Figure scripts
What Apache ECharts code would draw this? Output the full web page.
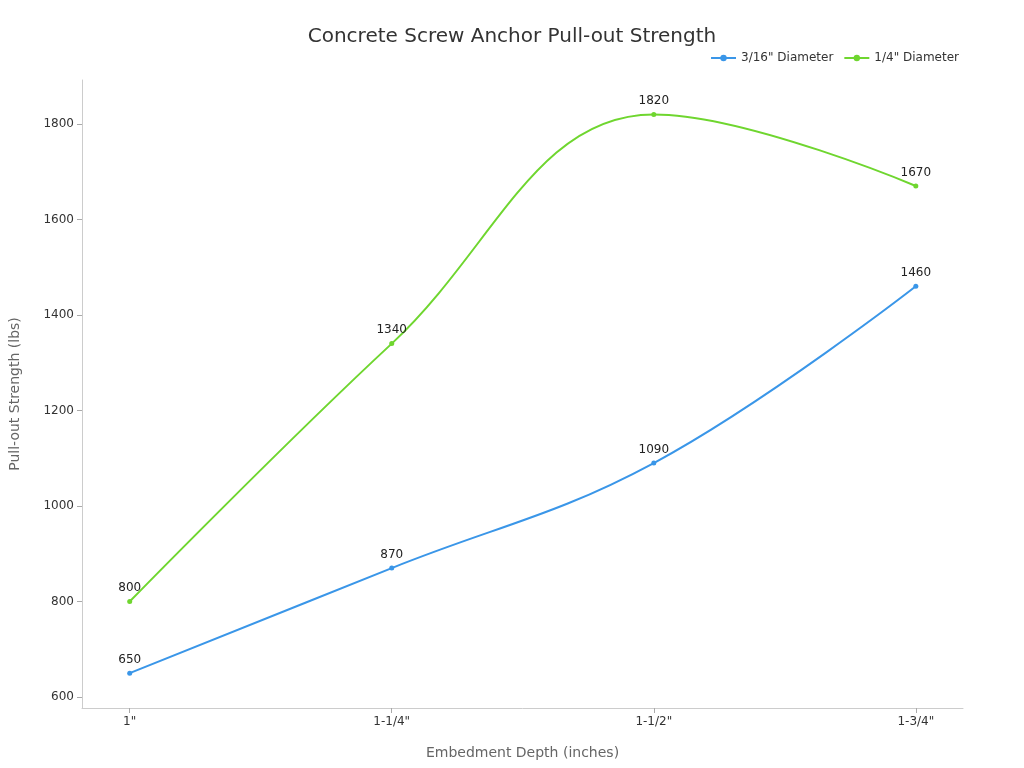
<!DOCTYPE html>
<html>
<head>
<meta charset="utf-8" />
<title>Concrete Screw Anchor Pull-out Strength</title>
<script src="https://cdn.jsdelivr.net/npm/echarts@6/dist/echarts.min.js"></script>
<style>
html, body { margin: 0; height: 100%; }
#main { width: 1024px; height: 768px; }
</style>
</head>
<body>
<div id="main"></div>
<script>
var depths = ['1"', '1-1/4"', '1-1/2"', '1-3/4"'];
var dia316 = [650, 870, 1090, 1460];
var dia14 = [800, 1340, 1820, 1670];
var yTicks = [600, 800, 1000, 1200, 1400, 1600, 1800];

function pts(arr) {
    return arr.map(function (v, i) { return [i, v]; });
}

var chart = echarts.init(document.getElementById('main'));
chart.setOption({
    textStyle: { fontFamily: 'DejaVu Sans' },
    title: {
        text: 'Concrete Screw Anchor Pull-out Strength',
        left: 'center', top: 22,
        textStyle: { fontSize: 20, fontWeight: 'normal', color: '#333' }
    },
    legend: {
        top: 47, right: 60, itemWidth: 25, itemHeight: 8, itemGap: 10,
        textStyle: { fontSize: 12, color: '#333' }
    },
    grid: { left: 76, right: 61, top: 80, bottom: 60 },
    xAxis: {
        type: 'value', min: -0.182, max: 3.18,
        name: 'Embedment Depth (inches)', nameLocation: 'middle', nameGap: 38,
        nameTextStyle: { fontSize: 14, color: '#666' },
        splitLine: { show: false },
        axisLine: { onZero: false, lineStyle: { color: '#ccc' } },
        axisTick: { customValues: [0, 1, 2, 3], lineStyle: { color: '#aaa' } },
        axisLabel: {
            customValues: [0, 1, 2, 3], color: '#333', fontSize: 12,
            formatter: function (v) { return depths[Math.round(v)]; }
        }
    },
    yAxis: {
        type: 'value', min: 577, max: 1892,
        name: 'Pull-out Strength (lbs)', nameLocation: 'middle', nameGap: 60,
        nameTextStyle: { fontSize: 14, color: '#666' },
        splitLine: { show: false },
        axisLine: { show: true, onZero: false, lineStyle: { color: '#ccc' } },
        axisTick: { show: true, customValues: yTicks, lineStyle: { color: '#aaa' } },
        axisLabel: { customValues: yTicks, color: '#333', fontSize: 12,
            formatter: function (v) { return String(v); } }
    },
    series: [
        {
            name: '3/16" Diameter', type: 'line', smooth: 0.4,
            data: pts(dia316), symbol: 'circle', symbolSize: 5,
            itemStyle: { color: '#3a96e8' }, lineStyle: { width: 2 },
            label: { show: true, position: 'top', color: '#222', fontSize: 12,
                formatter: function (p) { return p.value[1]; } }
        },
        {
            name: '1/4" Diameter', type: 'line', smooth: 0.4,
            data: pts(dia14), symbol: 'circle', symbolSize: 5,
            itemStyle: { color: '#6fd62f' }, lineStyle: { width: 2 },
            label: { show: true, position: 'top', color: '#222', fontSize: 12,
                formatter: function (p) { return p.value[1]; } }
        }
    ]
});
</script>
</body>
</html>
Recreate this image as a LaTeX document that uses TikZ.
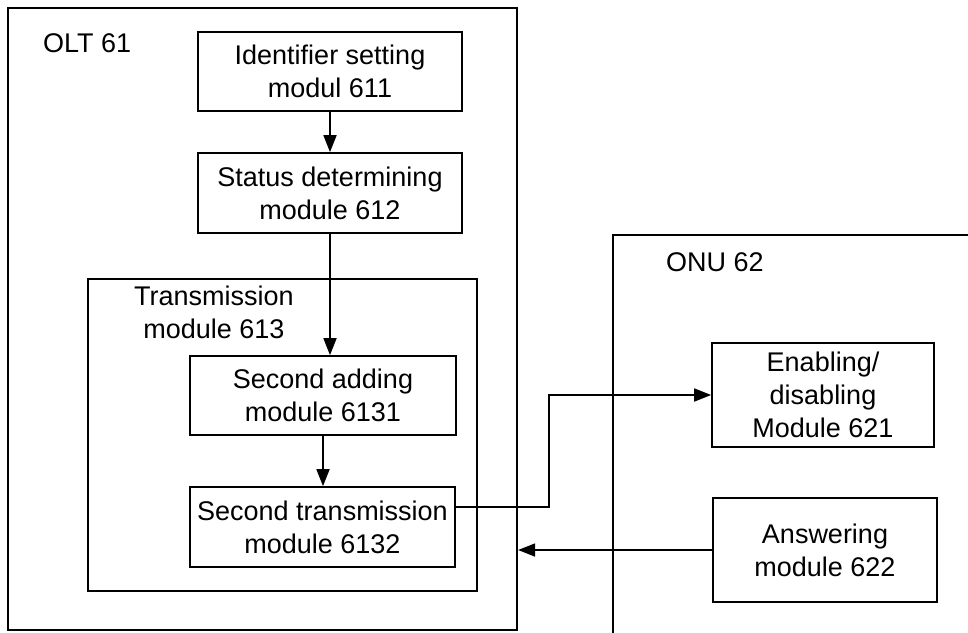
\documentclass[tikz,border=0pt]{standalone}
\usepackage{fontspec}
\setmainfont{Liberation Sans}
\usetikzlibrary{arrows.meta,calc}
\begin{document}
\begin{tikzpicture}[x=1pt,y=-1pt,
  txt/.style={font=\fontsize{27}{33}\selectfont, align=center, inner sep=0pt},
  box/.style={txt, draw, line width=1.7pt},
  frame/.style={draw, line width=2.2pt, inner sep=0pt},
  arr/.style={line width=1.7pt, -{Triangle[length=17pt,width=13pt]}},
  ln/.style={line width=1.7pt}]
\useasboundingbox (0,0) rectangle (968,632);
% containers
\node[frame, minimum width=509pt, minimum height=622pt] (olt) at (262.5,319) {};
\node[frame, minimum width=397pt, minimum height=465pt] (onu) at (811.5,467.5) {};
\node[frame, minimum width=389pt, minimum height=312pt] (trm) at (282.5,435) {};
% labels
\node[txt, anchor=base west] (oltlbl) at (43,52) {OLT 61};
\node[txt, anchor=base west] (onulbl) at (666,271) {ONU 62};
\node[txt, anchor=base] (trlbl) at (214,338) {Transmission\\module 613};
% modules
\node[box, minimum width=264pt, minimum height=79pt] (ids) at (330,71.5) {Identifier setting\\modul 611};
\node[box, minimum width=264pt, minimum height=80pt] (sd) at (330,193) {Status determining\\module 612};
\node[box, minimum width=266pt, minimum height=79pt] (sa) at (323,395.5) {Second adding\\module 6131};
\node[box, minimum width=265pt, minimum height=80pt] (st) at (322.5,527) {Second transmission\\module 6132};
\node[box, minimum width=222pt, minimum height=104pt] (en) at (823,395) {Enabling/\\disabling\\Module 621};
\node[box, minimum width=224pt, minimum height=104pt] (an) at (825,550) {Answering\\module 622};
\coordinate (bend) at (549,0);
% connectors
\draw[arr] (ids) -- (sd);
\draw[arr] (sd.south) -- (sd.south |- sa.north);
\draw[arr] (sa.south) -- (sa.south |- st.north);
\draw[arr] ([yshift=20pt]st.east) -| (bend |- en.west) -- (en.west);
\draw[arr] (an.west) -- (an.west -| olt.east);
\end{tikzpicture}
\end{document}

--- Set problem ---
Drop the images and repeat the data exactly.

--- Solved problem ---
What Apache ECharts code would draw this? Output the full web page.
<!DOCTYPE html>
<html>
<head>
<meta charset="utf-8" />
<title>Concrete Screw Anchor Pull-out Strength</title>
<script src="https://cdn.jsdelivr.net/npm/echarts@6/dist/echarts.min.js"></script>
<style>
html, body { margin: 0; height: 100%; }
#main { width: 1024px; height: 768px; }
</style>
</head>
<body>
<div id="main"></div>
<script>
var depths = ['1"', '1-1/4"', '1-1/2"', '1-3/4"'];
var dia316 = [650, 870, 1090, 1460];
var dia14 = [800, 1340, 1820, 1670];
var yTicks = [600, 800, 1000, 1200, 1400, 1600, 1800];

function pts(arr) {
    return arr.map(function (v, i) { return [i, v]; });
}

var chart = echarts.init(document.getElementById('main'));
chart.setOption({
    textStyle: { fontFamily: 'DejaVu Sans' },
    title: {
        text: 'Concrete Screw Anchor Pull-out Strength',
        left: 'center', top: 22,
        textStyle: { fontSize: 20, fontWeight: 'normal', color: '#333' }
    },
    legend: {
        top: 47, right: 60, itemWidth: 25, itemHeight: 8, itemGap: 10,
        textStyle: { fontSize: 12, color: '#333' }
    },
    grid: { left: 76, right: 61, top: 80, bottom: 60 },
    xAxis: {
        type: 'value', min: -0.182, max: 3.18,
        name: 'Embedment Depth (inches)', nameLocation: 'middle', nameGap: 38,
        nameTextStyle: { fontSize: 14, color: '#666' },
        splitLine: { show: false },
        axisLine: { onZero: false, lineStyle: { color: '#ccc' } },
        axisTick: { customValues: [0, 1, 2, 3], lineStyle: { color: '#aaa' } },
        axisLabel: {
            customValues: [0, 1, 2, 3], color: '#333', fontSize: 12,
            formatter: function (v) { return depths[Math.round(v)]; }
        }
    },
    yAxis: {
        type: 'value', min: 577, max: 1892,
        name: 'Pull-out Strength (lbs)', nameLocation: 'middle', nameGap: 60,
        nameTextStyle: { fontSize: 14, color: '#666' },
        splitLine: { show: false },
        axisLine: { show: true, onZero: false, lineStyle: { color: '#ccc' } },
        axisTick: { show: true, customValues: yTicks, lineStyle: { color: '#aaa' } },
        axisLabel: { customValues: yTicks, color: '#333', fontSize: 12,
            formatter: function (v) { return String(v); } }
    },
    series: [
        {
            name: '3/16" Diameter', type: 'line', smooth: 0.4,
            data: pts(dia316), symbol: 'circle', symbolSize: 5,
            itemStyle: { color: '#3a96e8' }, lineStyle: { width: 2 },
            label: { show: true, position: 'top', color: '#222', fontSize: 12,
                formatter: function (p) { return p.value[1]; } }
        },
        {
            name: '1/4" Diameter', type: 'line', smooth: 0.4,
            data: pts(dia14), symbol: 'circle', symbolSize: 5,
            itemStyle: { color: '#6fd62f' }, lineStyle: { width: 2 },
            label: { show: true, position: 'top', color: '#222', fontSize: 12,
                formatter: function (p) { return p.value[1]; } }
        }
    ]
});
</script>
</body>
</html>
Recreate this image as a LaTeX document that uses TikZ.
\documentclass[tikz,border=0pt]{standalone}
\usepackage{fontspec}
\setmainfont{Liberation Sans}
\usetikzlibrary{arrows.meta,calc}
\begin{document}
\begin{tikzpicture}[x=1pt,y=-1pt,
  txt/.style={font=\fontsize{27}{33}\selectfont, align=center, inner sep=0pt},
  box/.style={txt, draw, line width=1.7pt},
  frame/.style={draw, line width=2.2pt, inner sep=0pt},
  arr/.style={line width=1.7pt, -{Triangle[length=17pt,width=13pt]}},
  ln/.style={line width=1.7pt}]
\useasboundingbox (0,0) rectangle (968,632);
% containers
\node[frame, minimum width=509pt, minimum height=622pt] (olt) at (262.5,319) {};
\node[frame, minimum width=397pt, minimum height=465pt] (onu) at (811.5,467.5) {};
\node[frame, minimum width=389pt, minimum height=312pt] (trm) at (282.5,435) {};
% labels
\node[txt, anchor=base west] (oltlbl) at (43,52) {OLT 61};
\node[txt, anchor=base west] (onulbl) at (666,271) {ONU 62};
\node[txt, anchor=base] (trlbl) at (214,338) {Transmission\\module 613};
% modules
\node[box, minimum width=264pt, minimum height=79pt] (ids) at (330,71.5) {Identifier setting\\modul 611};
\node[box, minimum width=264pt, minimum height=80pt] (sd) at (330,193) {Status determining\\module 612};
\node[box, minimum width=266pt, minimum height=79pt] (sa) at (323,395.5) {Second adding\\module 6131};
\node[box, minimum width=265pt, minimum height=80pt] (st) at (322.5,527) {Second transmission\\module 6132};
\node[box, minimum width=222pt, minimum height=104pt] (en) at (823,395) {Enabling/\\disabling\\Module 621};
\node[box, minimum width=224pt, minimum height=104pt] (an) at (825,550) {Answering\\module 622};
\coordinate (bend) at (549,0);
% connectors
\draw[arr] (ids) -- (sd);
\draw[arr] (sd.south) -- (sd.south |- sa.north);
\draw[arr] (sa.south) -- (sa.south |- st.north);
\draw[arr] ([yshift=20pt]st.east) -| (bend |- en.west) -- (en.west);
\draw[arr] (an.west) -- (an.west -| olt.east);
\end{tikzpicture}
\end{document}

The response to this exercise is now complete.